What you need to do - Emit the data below verbatim, stripping out any pictures.
┌──
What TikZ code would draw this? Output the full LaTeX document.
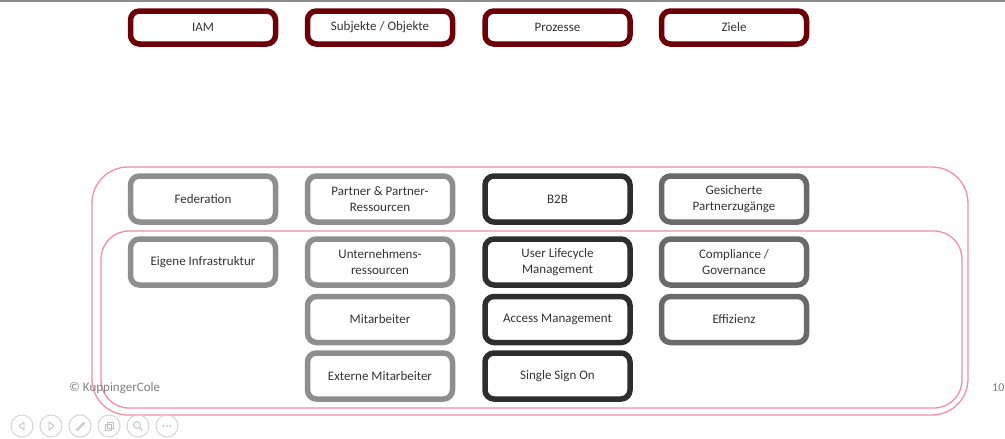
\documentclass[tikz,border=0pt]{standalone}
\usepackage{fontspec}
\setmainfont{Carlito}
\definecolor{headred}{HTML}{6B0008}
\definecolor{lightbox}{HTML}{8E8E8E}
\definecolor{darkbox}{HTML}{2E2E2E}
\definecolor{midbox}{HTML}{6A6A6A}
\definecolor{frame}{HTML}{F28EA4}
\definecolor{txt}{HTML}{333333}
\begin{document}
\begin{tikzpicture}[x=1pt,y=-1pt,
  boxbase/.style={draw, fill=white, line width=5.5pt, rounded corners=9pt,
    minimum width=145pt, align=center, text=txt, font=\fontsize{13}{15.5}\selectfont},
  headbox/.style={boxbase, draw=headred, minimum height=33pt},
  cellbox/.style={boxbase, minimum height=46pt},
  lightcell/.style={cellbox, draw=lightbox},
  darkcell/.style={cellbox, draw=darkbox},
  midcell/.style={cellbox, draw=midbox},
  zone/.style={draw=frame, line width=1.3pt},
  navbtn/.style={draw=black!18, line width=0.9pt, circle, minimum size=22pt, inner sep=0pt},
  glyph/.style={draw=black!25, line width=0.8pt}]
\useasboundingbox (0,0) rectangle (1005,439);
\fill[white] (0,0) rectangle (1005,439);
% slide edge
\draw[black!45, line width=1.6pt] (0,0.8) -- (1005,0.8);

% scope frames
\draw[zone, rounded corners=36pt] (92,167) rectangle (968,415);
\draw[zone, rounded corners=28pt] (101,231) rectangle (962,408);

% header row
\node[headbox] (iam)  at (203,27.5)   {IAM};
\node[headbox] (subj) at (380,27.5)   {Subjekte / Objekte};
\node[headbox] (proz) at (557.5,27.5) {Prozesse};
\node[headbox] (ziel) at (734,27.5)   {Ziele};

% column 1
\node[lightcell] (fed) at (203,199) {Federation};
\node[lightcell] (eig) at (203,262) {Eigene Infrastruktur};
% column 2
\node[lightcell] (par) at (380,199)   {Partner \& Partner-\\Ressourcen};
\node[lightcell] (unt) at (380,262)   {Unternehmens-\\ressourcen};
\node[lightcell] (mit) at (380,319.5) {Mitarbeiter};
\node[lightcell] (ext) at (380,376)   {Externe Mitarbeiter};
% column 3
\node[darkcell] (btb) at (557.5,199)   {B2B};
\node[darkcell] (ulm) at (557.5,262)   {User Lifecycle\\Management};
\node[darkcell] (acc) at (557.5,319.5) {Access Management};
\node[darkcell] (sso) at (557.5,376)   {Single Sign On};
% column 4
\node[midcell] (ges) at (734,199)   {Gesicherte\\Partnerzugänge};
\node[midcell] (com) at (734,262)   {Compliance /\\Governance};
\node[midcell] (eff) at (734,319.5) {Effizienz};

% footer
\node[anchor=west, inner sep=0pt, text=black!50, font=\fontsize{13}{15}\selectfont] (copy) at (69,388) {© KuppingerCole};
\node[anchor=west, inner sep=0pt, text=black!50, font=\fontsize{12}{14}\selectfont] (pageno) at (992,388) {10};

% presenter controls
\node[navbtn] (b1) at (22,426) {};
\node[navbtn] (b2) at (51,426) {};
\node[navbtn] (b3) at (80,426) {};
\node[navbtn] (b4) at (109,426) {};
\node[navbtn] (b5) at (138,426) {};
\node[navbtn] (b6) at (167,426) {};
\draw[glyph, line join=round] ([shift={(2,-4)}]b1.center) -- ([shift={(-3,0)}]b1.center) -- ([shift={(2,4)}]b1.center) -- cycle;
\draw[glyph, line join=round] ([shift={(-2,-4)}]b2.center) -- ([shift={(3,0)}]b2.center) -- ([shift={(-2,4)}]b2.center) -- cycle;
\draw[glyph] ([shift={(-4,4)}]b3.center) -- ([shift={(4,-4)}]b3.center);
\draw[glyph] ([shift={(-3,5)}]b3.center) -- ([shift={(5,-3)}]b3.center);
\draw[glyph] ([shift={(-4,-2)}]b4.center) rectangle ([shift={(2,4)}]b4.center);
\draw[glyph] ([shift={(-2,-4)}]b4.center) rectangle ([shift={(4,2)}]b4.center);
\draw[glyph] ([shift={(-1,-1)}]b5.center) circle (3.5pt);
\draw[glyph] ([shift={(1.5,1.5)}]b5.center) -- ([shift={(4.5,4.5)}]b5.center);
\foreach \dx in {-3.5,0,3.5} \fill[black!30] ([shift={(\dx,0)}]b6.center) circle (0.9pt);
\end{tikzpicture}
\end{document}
└──
Task output -
What TikZ code would draw this? Output the full LaTeX document.
\documentclass[tikz,border=0pt]{standalone}
\usepackage{fontspec}
\setmainfont{Carlito}
\definecolor{headred}{HTML}{6B0008}
\definecolor{lightbox}{HTML}{8E8E8E}
\definecolor{darkbox}{HTML}{2E2E2E}
\definecolor{midbox}{HTML}{6A6A6A}
\definecolor{frame}{HTML}{F28EA4}
\definecolor{txt}{HTML}{333333}
\begin{document}
\begin{tikzpicture}[x=1pt,y=-1pt,
  boxbase/.style={draw, fill=white, line width=5.5pt, rounded corners=9pt,
    minimum width=145pt, align=center, text=txt, font=\fontsize{13}{15.5}\selectfont},
  headbox/.style={boxbase, draw=headred, minimum height=33pt},
  cellbox/.style={boxbase, minimum height=46pt},
  lightcell/.style={cellbox, draw=lightbox},
  darkcell/.style={cellbox, draw=darkbox},
  midcell/.style={cellbox, draw=midbox},
  zone/.style={draw=frame, line width=1.3pt},
  navbtn/.style={draw=black!18, line width=0.9pt, circle, minimum size=22pt, inner sep=0pt},
  glyph/.style={draw=black!25, line width=0.8pt}]
\useasboundingbox (0,0) rectangle (1005,439);
\fill[white] (0,0) rectangle (1005,439);
% slide edge
\draw[black!45, line width=1.6pt] (0,0.8) -- (1005,0.8);

% scope frames
\draw[zone, rounded corners=36pt] (92,167) rectangle (968,415);
\draw[zone, rounded corners=28pt] (101,231) rectangle (962,408);

% header row
\node[headbox] (iam)  at (203,27.5)   {IAM};
\node[headbox] (subj) at (380,27.5)   {Subjekte / Objekte};
\node[headbox] (proz) at (557.5,27.5) {Prozesse};
\node[headbox] (ziel) at (734,27.5)   {Ziele};

% column 1
\node[lightcell] (fed) at (203,199) {Federation};
\node[lightcell] (eig) at (203,262) {Eigene Infrastruktur};
% column 2
\node[lightcell] (par) at (380,199)   {Partner \& Partner-\\Ressourcen};
\node[lightcell] (unt) at (380,262)   {Unternehmens-\\ressourcen};
\node[lightcell] (mit) at (380,319.5) {Mitarbeiter};
\node[lightcell] (ext) at (380,376)   {Externe Mitarbeiter};
% column 3
\node[darkcell] (btb) at (557.5,199)   {B2B};
\node[darkcell] (ulm) at (557.5,262)   {User Lifecycle\\Management};
\node[darkcell] (acc) at (557.5,319.5) {Access Management};
\node[darkcell] (sso) at (557.5,376)   {Single Sign On};
% column 4
\node[midcell] (ges) at (734,199)   {Gesicherte\\Partnerzugänge};
\node[midcell] (com) at (734,262)   {Compliance /\\Governance};
\node[midcell] (eff) at (734,319.5) {Effizienz};

% footer
\node[anchor=west, inner sep=0pt, text=black!50, font=\fontsize{13}{15}\selectfont] (copy) at (69,388) {© KuppingerCole};
\node[anchor=west, inner sep=0pt, text=black!50, font=\fontsize{12}{14}\selectfont] (pageno) at (992,388) {10};

% presenter controls
\node[navbtn] (b1) at (22,426) {};
\node[navbtn] (b2) at (51,426) {};
\node[navbtn] (b3) at (80,426) {};
\node[navbtn] (b4) at (109,426) {};
\node[navbtn] (b5) at (138,426) {};
\node[navbtn] (b6) at (167,426) {};
\draw[glyph, line join=round] ([shift={(2,-4)}]b1.center) -- ([shift={(-3,0)}]b1.center) -- ([shift={(2,4)}]b1.center) -- cycle;
\draw[glyph, line join=round] ([shift={(-2,-4)}]b2.center) -- ([shift={(3,0)}]b2.center) -- ([shift={(-2,4)}]b2.center) -- cycle;
\draw[glyph] ([shift={(-4,4)}]b3.center) -- ([shift={(4,-4)}]b3.center);
\draw[glyph] ([shift={(-3,5)}]b3.center) -- ([shift={(5,-3)}]b3.center);
\draw[glyph] ([shift={(-4,-2)}]b4.center) rectangle ([shift={(2,4)}]b4.center);
\draw[glyph] ([shift={(-2,-4)}]b4.center) rectangle ([shift={(4,2)}]b4.center);
\draw[glyph] ([shift={(-1,-1)}]b5.center) circle (3.5pt);
\draw[glyph] ([shift={(1.5,1.5)}]b5.center) -- ([shift={(4.5,4.5)}]b5.center);
\foreach \dx in {-3.5,0,3.5} \fill[black!30] ([shift={(\dx,0)}]b6.center) circle (0.9pt);
\end{tikzpicture}
\end{document}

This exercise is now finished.